Personal information
- Full name: William Gordon Strang
- Born: 10 February 1908 Waverley, New South Wales
- Died: 8 October 1951 (aged 43) Wodonga, Victoria
- Original teams: Jindera, East Albury
- Debut: 2 May 1931 (round 1), Richmond vs. Carlton, at Princes Park
- Height: 185 cm (6 ft 1 in)
- Weight: 82.5 kg (182 lb)

Playing career^{1}
- Years: Club / Games (Goals)
- 1931–1936, 1938: Richmond / 116 (108)
- ^{1} Playing statistics correct to the end of 1938.

Career highlights
- Richmond Premiership Player 1932, 1934; Interstate Games:- 9; Richmond – Team of the Century;

= Gordon Strang =

Australian rules footballer and coach

William Gordon "Cocker" Strang (10 February 1908 - 8 October 1951) was an Australian rules footballer who played in the Victorian Football League for the Richmond Football Club between 1931 and 1936.

==Family==
He was the son of Bill Strang, who played for South Melbourne between 1904 and 1913 (and was South Melbourne's leading goal-kicker in 1913)

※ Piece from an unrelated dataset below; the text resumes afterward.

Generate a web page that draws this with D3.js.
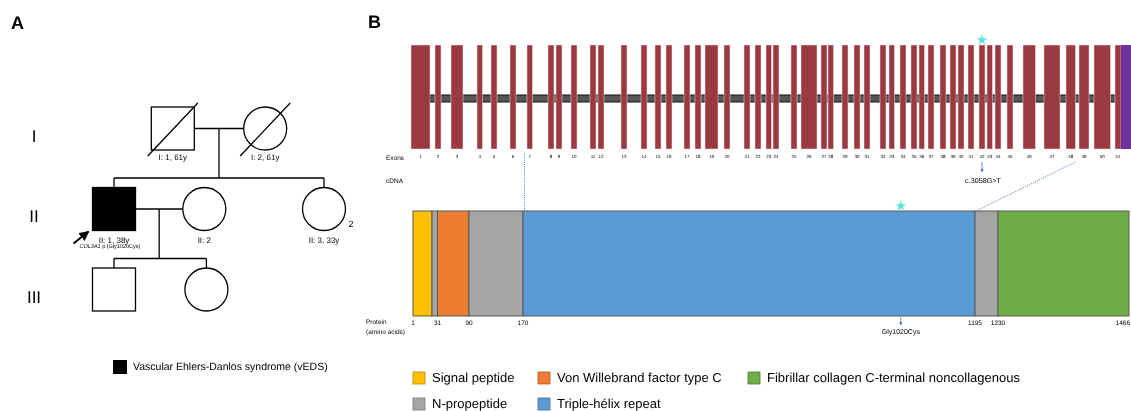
<!DOCTYPE html>
<html><head><meta charset="utf-8">
<script src="https://cdn.jsdelivr.net/npm/d3@7"></script>
<style>html,body{margin:0;padding:0;background:#fff;overflow:hidden}svg{display:block;font-family:"Liberation Sans",Arial,sans-serif;will-change:transform;text-rendering:geometricPrecision;-webkit-font-smoothing:antialiased}svg text{fill:#000}</style>
</head><body><svg id="fig" width="1131" height="411"></svg>
<script>
// ---------------- Panel A: pedigree data ----------------
const genLabels = ["I", "II", "III"];
const pedIds      = ["I:1", "I:2", "II:1", "II:2", "II:3", "III:1", "III:2"];
const pedGen      = [1, 1, 2, 2, 2, 3, 3];
const pedPos      = [28, 72, 0, 43, 100, 0, 44];          // horizontal pedigree units
const pedSex      = ["M", "F", "M", "F", "F", "M", "F"];
const pedAffected = [0, 0, 1, 0, 0, 0, 0];
const pedDeceased = [1, 1, 0, 0, 0, 0, 0];
const pedLabels   = ["I: 1, 61y", "I: 2, 61y", "II: 1, 38y", "II: 2", "II: 3, 33y", "", ""];
const pedCount    = ["", "", "", "", "2", "", ""];
const couples     = [["I:1", "I:2"], ["II:1", "II:2"]];
const offspring   = [["II:1", "II:3"], ["III:1", "III:2"]];
const probandId   = "II:1";
const probandGene = "COL3A1";
const probandVar  = " p.(Gly1020Cys)";
const pedLegend   = "Vascular Ehlers-Danlos syndrome (vEDS)";

// ---------------- Panel B: gene / protein data ----------------
const exonNumbers = d3.range(1, 52);
const exonStart = [0,24,40,66,80,99,116,137,145,160,179,187,210,230,244,255,273,284,294,313,333,344,355,362,380,390,410,417,431,443,453,469,478,489,500,508,517,529,539,547,557,568,576,584,596,612,633,655,668,683,704];
const exonWidth = [19,6,12,5.5,6,6,5.5,6,6,6,6,6,6,6,6,6,6,6,13,6,6,6,5.5,6,6,16,6,5.5,6,6,6,6,5.5,6,6,5.5,6,6,6,6,6,6,5.5,6,6,12.5,16,9.5,10,16.5,6];
const utrStart = 710, utrWidth = 14;
const geneLength = 720;

const domainStart = [1, 24, 31, 90, 170, 1195, 1230];
const domainEnd   = [24, 31, 90, 170, 1195, 1230, 1466];
const domainType  = ["signal", "npro", "vwfc", "npro", "helix", "npro", "fib"];
const proteinTicks = [1, 31, 90, 170, 1195, 1230, 1466];
const proteinBreaks = [1, 24, 31, 90, 170, 1195, 1230, 1466];

const typeNames  = {signal:"Signal peptide", vwfc:"Von Willebrand factor type C", fib:"Fibrillar collagen C-terminal noncollagenous", npro:"N-propeptide", helix:"Triple-hélix repeat"};
const typeColors = {signal:"#FFC000", vwfc:"#ED7D31", fib:"#70AD47", npro:"#A5A5A5", helix:"#5B9BD5"};
const legendRows = [["signal", "vwfc", "fib"], ["npro", "helix"]];

const variantExon = 42, variantCdna = "c.3058G>T", variantAA = 1020, variantProt = "Gly1020Cys";
const linkStartAA = 170, linkExon = 48, linkEndAA = 1195;

// ---------------- drawing ----------------
const svg = d3.select("#fig");
svg.append("rect").attr("width", 1131).attr("height", 411).attr("fill", "#fff");

svg.append("text").attr("x", 11).attr("y", 29).attr("font-size", 18).attr("font-weight", "bold").text("A");
svg.append("text").attr("x", 368).attr("y", 28).attr("font-size", 18).attr("font-weight", "bold").text("B");

// ----- pedigree -----
const px = d3.scaleLinear().domain([0, 100]).range([114, 324]);
const py = d3.scaleLinear().domain([1, 3]).range([128.5, 289.5]);
const S = 21.5;
const people = pedIds.map((id, i) => ({id, gen: pedGen[i], x: px(pedPos[i]), y: py(pedGen[i]), sex: pedSex[i],
  aff: pedAffected[i], dec: pedDeceased[i], label: pedLabels[i], count: pedCount[i]}));
const byId = Object.fromEntries(people.map(p => [p.id, p]));
const ped = svg.append("g").attr("stroke", "#000").attr("stroke-width", 1.3).attr("fill", "none");

genLabels.forEach((g, i) => {
  svg.append("text").attr("x", 34).attr("y", py(i + 1) + 9).attr("text-anchor", "middle")
    .attr("dominant-baseline", "middle").attr("font-size", 17).text(g);
});

couples.forEach((c, i) => {
  const a = byId[c[0]], b = byId[c[1]];
  const y = a.y;
  ped.append("line").attr("x1", a.x + S).attr("x2", b.x - S).attr("y1", y).attr("y2", y);
  const mx = (a.x + b.x) / 2;
  const kids = offspring[i].map(k => byId[k]);
  const lo = d3.min(kids, k => k.x), hi = d3.max(kids, k => k.x);
  const spouses = couples.map(cc => cc[1]);
  const kidsAll = people.filter(p => p.gen === a.gen + 1 && p.x >= lo && p.x <= hi && !spouses.includes(p.id));
  const sibY = kids[0].y - S - 9.5;
  ped.append("line").attr("x1", mx).attr("x2", mx).attr("y1", y).attr("y2", sibY);
  ped.append("line").attr("x1", lo).attr("x2", hi).attr("y1", sibY).attr("y2", sibY);
  kidsAll.forEach(k => ped.append("line").attr("x1", k.x).attr("x2", k.x).attr("y1", sibY).attr("y2", k.y - S));
});

people.forEach(p => {
  const fill = p.aff ? "#000" : "#fff";
  if (p.sex === "M") ped.append("rect").attr("x", p.x - S).attr("y", p.y - S).attr("width", 2 * S).attr("height", 2 * S).attr("fill", fill);
  else ped.append("circle").attr("cx", p.x).attr("cy", p.y).attr("r", S).attr("fill", fill);
  if (p.dec) ped.append("line").attr("x1", p.x - 25).attr("y1", p.y + 27.5).attr("x2", p.x + 25).attr("y2", p.y - 25.5);
  if (p.label) svg.append("text").attr("x", p.x).attr("y", p.y + (p.gen === 1 ? 29 : 31.5)).attr("text-anchor", "middle")
    .attr("dominant-baseline", "middle").attr("font-size", 8).text(p.label);
  if (p.count) svg.append("text").attr("x", p.x + 27).attr("y", p.y + 16).attr("text-anchor", "middle")
    .attr("dominant-baseline", "middle").attr("font-size", 9).text(p.count);
});

// proband arrow + variant
const pb = byId[probandId];
svg.append("defs").html('<marker id="ah" viewBox="0 0 10 10" refX="9" refY="5" markerWidth="5" markerHeight="5" orient="auto"><path d="M0,0L10,5L0,10z" fill="#000"/></marker>' +
  '<marker id="bh" viewBox="0 0 10 10" refX="9" refY="5" markerWidth="4" markerHeight="4" orient="auto"><path d="M0,0L10,5L0,10z" fill="#4472C4"/></marker>');
svg.append("line").attr("x1", pb.x - S - 19).attr("y1", pb.y + S + 13).attr("x2", pb.x - S - 4).attr("y2", pb.y + S + 1)
  .attr("stroke", "#000").attr("stroke-width", 2).attr("marker-end", "url(#ah)");
const vt = svg.append("text").attr("x", pb.x - 4).attr("y", pb.y + 37.5).attr("text-anchor", "middle")
  .attr("dominant-baseline", "middle").attr("font-size", 5.5);
vt.append("tspan").attr("font-style", "italic").text(probandGene);
vt.append("tspan").text(probandVar);

// pedigree legend
svg.append("rect").attr("x", 113).attr("y", 360).attr("width", 14).attr("height", 14).attr("fill", "#000");
svg.append("text").attr("x", 133).attr("y", 367.5).attr("dominant-baseline", "middle").attr("font-size", 10.5).text(pedLegend);

// ----- gene structure -----
const gx = d3.scaleLinear().domain([0, geneLength]).range([411, 1131]);
const exTop = 45, exBot = 149, intY = 98.5;
const exons = exonNumbers.map((n, i) => ({n, s: exonStart[i], w: exonWidth[i]}));
svg.append("rect").attr("x", gx(exonStart[0] + exonWidth[0])).attr("y", intY - 3.5)
  .attr("width", gx(utrStart) - gx(exonStart[0] + exonWidth[0])).attr("height", 7)
  .attr("fill", "#555").attr("stroke", "#111").attr("stroke-width", 1);
svg.append("g").selectAll("rect").data(exons).join("rect")
  .attr("x", d => gx(d.s)).attr("y", exTop).attr("width", d => gx(d.s + d.w) - gx(d.s)).attr("height", exBot - exTop)
  .attr("fill", "#9A3A40").attr("stroke", "#f3e3e3").attr("stroke-width", 0.5);
svg.append("rect").attr("x", gx(utrStart)).attr("y", exTop).attr("width", gx(utrStart + utrWidth) - gx(utrStart))
  .attr("height", exBot - exTop).attr("fill", "#7030A0");
svg.append("g").selectAll("text").data(exons).join("text")
  .attr("x", d => gx(d.s + d.w / 2)).attr("y", 157).attr("text-anchor", "middle").attr("dominant-baseline", "middle")
  .attr("font-size", 4.5).text(d => d.n);

svg.append("text").attr("x", 386).attr("y", 158).attr("dominant-baseline", "middle").attr("font-size", 6.5).text("Exons");
svg.append("text").attr("x", 386).attr("y", 181).attr("dominant-baseline", "middle").attr("font-size", 6.5).text("cDNA");
svg.append("text").attr("x", 366).attr("y", 322).attr("dominant-baseline", "middle").attr("font-size", 6.5).text("Protein");
svg.append("text").attr("x", 366).attr("y", 332).attr("dominant-baseline", "middle").attr("font-size", 6.5).text("(amino acids)");

// ----- protein -----
const pxs = d3.scaleLinear().domain(proteinBreaks).range([413, 432, 437.5, 469, 523, 975, 998, 1129]);
const pTop = 211, pBot = 316;
const doms = domainStart.map((s, i) => ({s, e: domainEnd[i], t: domainType[i]}));
svg.append("g").selectAll("rect").data(doms).join("rect")
  .attr("x", d => pxs(d.s)).attr("y", pTop).attr("width", d => pxs(d.e) - pxs(d.s)).attr("height", pBot - pTop)
  .attr("fill", d => typeColors[d.t]).attr("stroke", "#595959").attr("stroke-width", 1);
const lastTick = proteinTicks[proteinTicks.length - 1];
svg.append("g").selectAll("text").data(proteinTicks).join("text")
  .attr("x", d => d === lastTick ? pxs(d) + 1 : pxs(d)).attr("y", 323.5)
  .attr("text-anchor", d => d === lastTick ? "end" : "middle").attr("dominant-baseline", "middle")
  .attr("font-size", 6.5).text(d => d);

// dotted links
const e48 = exons[linkExon - 1];
svg.append("line").attr("x1", pxs(linkStartAA) + 1.5).attr("x2", pxs(linkStartAA) + 1.5).attr("y1", 153).attr("y2", pTop)
  .attr("stroke", "#6C8FC8").attr("stroke-width", 1).attr("stroke-dasharray", "1.2,1");
svg.append("line").attr("x1", gx(e48.s + e48.w)).attr("y1", 162).attr("x2", pxs(linkEndAA) + 1).attr("y2", pTop)
  .attr("stroke", "#6C8FC8").attr("stroke-width", 1).attr("stroke-dasharray", "1.2,1");

// variant markers
const ve = exons[variantExon - 1];
const vx = gx(ve.s + ve.w / 2);
const star = d3.symbol(d3.symbolStar, 36);
svg.append("path").attr("d", star()).attr("transform", `translate(${vx},40)`).attr("fill", "#4FE3DC").attr("stroke", "#B8F4F0").attr("stroke-width", 0.6);
svg.append("line").attr("x1", vx).attr("x2", vx).attr("y1", 162).attr("y2", 172).attr("stroke", "#4472C4").attr("stroke-width", 0.8).attr("marker-end", "url(#bh)");
svg.append("text").attr("x", vx + 1).attr("y", 181).attr("text-anchor", "middle").attr("dominant-baseline", "middle").attr("font-size", 7.2).text(variantCdna);

const vpx = pxs(variantAA) + 3;
svg.append("path").attr("d", star()).attr("transform", `translate(${vpx},206)`).attr("fill", "#4FE3DC").attr("stroke", "#B8F4F0").attr("stroke-width", 0.6);
svg.append("line").attr("x1", vpx).attr("x2", vpx).attr("y1", pBot + 1).attr("y2", pBot + 9).attr("stroke", "#4472C4").attr("stroke-width", 0.8).attr("marker-end", "url(#bh)");
svg.append("text").attr("x", vpx).attr("y", 332).attr("text-anchor", "middle").attr("dominant-baseline", "middle").attr("font-size", 7).text(variantProt);

// ----- domain legend -----
const legColX = [413, 538, 748], legRowY = [378, 404];
legendRows.forEach((row, ri) => row.forEach((t, ci) => {
  const g = svg.append("g").attr("transform", `translate(${legColX[ci]},${legRowY[ri]})`);
  g.append("rect").attr("x", 0).attr("y", -6).attr("width", 12).attr("height", 12)
    .attr("fill", typeColors[t]).attr("stroke", d3.color(typeColors[t]).darker(0.9)).attr("stroke-width", 0.8);
  g.append("text").attr("x", 19).attr("y", 0.5).attr("dominant-baseline", "middle").attr("font-size", 13).text(typeNames[t]);
}));
</script></body></html>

He was the brother of Richmond premiership player Doug Strang and uncle of dual Richmond premiership player Geoff Strang and 1967 Tiger's premiership player John Perry. His (and Doug's) other brothers, Colin Strang and Allan Strang also played VFL football: for St Kilda (2 games, 1933), and South Melbourne (15 games, 1947–1948), respectively.

==Football==
Strang first came under notice when he kicked 10 goals for Jindera FC in the Albury & Border Football Association, in 1927.

After a year in Tasmania as captain-coach of North Launceston, he returned to Richmond, and played all of Richmond's 18 matches in the 1938 season, scoring 6 goals.

He then transferred to Wodonga as captain-coach in 1939.

===Richmond===
Along with his brother Doug (who was selected at full-forward), he made his debut for Richmond in the first round of the 1931 season, on 2 May 1931, at centre half-back; The Argus commented that, on debut, he had "showed grit" and had "kicked well".

===North Launceston===
In 1937 he coached North Launceston to runner-up position in the Northern Tasmanian Football Association; and, despite rumours to the contrary, he did not apply for the position of coach in the 1938 season.

===Richmond===
He returned to play for Richmond in 1938; and he played in each of Richmond's 18 games that season.

===Wodonga===
In May 1939, Strang took over the Railway Hotel in Wodonga and Richmond cleared him to Wodonga.

Strang polled the most votes in the 1939 Ovens and Murray Football League Best & Fairest Award, the Morris Medal, but was suspended by the O&MFL Tribunal during the season. He went onto win the Morris Medal in 1940. He also won Wodonga's best and fairest in 1939 and 1940.

In 1939 he coached Wodonga in a losing Grand Final against an Albury team that was coached by his brother, Doug.

The Ovens and Murray Football League premiers in 1939 was the Albury Football Club.

==Death==
He collapsed at his residence in Wodonga on 8 October 1951 and, later that day, died at Albury Hospital.